A fictional tech showroom, a humanoid robot, and a room full of biometric data will greet visitors when The Black Mirror Experience opens at The Shed in New York on June 20. The limited run, scheduled through September, marks the work’s U.S. debut and extends a project that has already traveled from Cannes to Montreal.

The immersive piece combines virtual reality with built environments, placing up to six participants inside a deteriorating storyline shaped by artificial intelligence and digital self-creation. Before entering, visitors build a personal avatar by giving the system their face and voice data. From there, the narrative unfolds inside Phaethon, a technology corporation named after the Greek sun god, as it prepares to launch LifeAgent, a humanoid robot designed to learn about users and anticipate their needs.

The project was developed by Paris-based Banijay Live Studio in partnership with Univrse. According to the organizers, the aim was to fuse the sensory pull of virtual reality with the physical presence of a real space, creating an experience that feels both immediate and unstable. David Bardos, a co-founder of Univrse, said the team was drawn to “the tension between the familiar and the uncanny,” adding that the work was built to live inside that feeling.

The experience debuted in May at the Cannes Film Festival’s immersive competition, where it received the Special Jury Prize in the category for virtual reality, augmented reality, and other spatial storytelling works. It later opened at Montreal’s Infinity Experience space, and its New York presentation will run concurrently with a showing at Espacio Delicias in Madrid.

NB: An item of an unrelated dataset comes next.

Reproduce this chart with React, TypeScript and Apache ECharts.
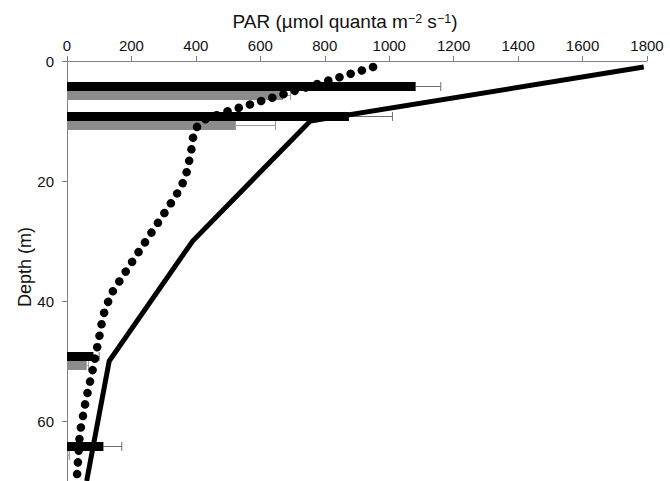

The Shed, designed by Diller Scofidio + Renfro and located in Hudson Yards, has become one of New York’s most visible venues for large-scale immersive work. It has previously hosted a mixed-reality concert experience featuring Ryuichi Sakamoto, Viola’s Room by Punchdrunk, and An Ark, described as the first play created for mixed reality.

Alex Poots, the Shed’s artistic director, said the institution’s U.S. premiere of the work will bring audiences closer to the drama in “innovative and intimate ways.” For a story so closely tied to surveillance, privacy, and technological dependence, the setting may be as important as the script.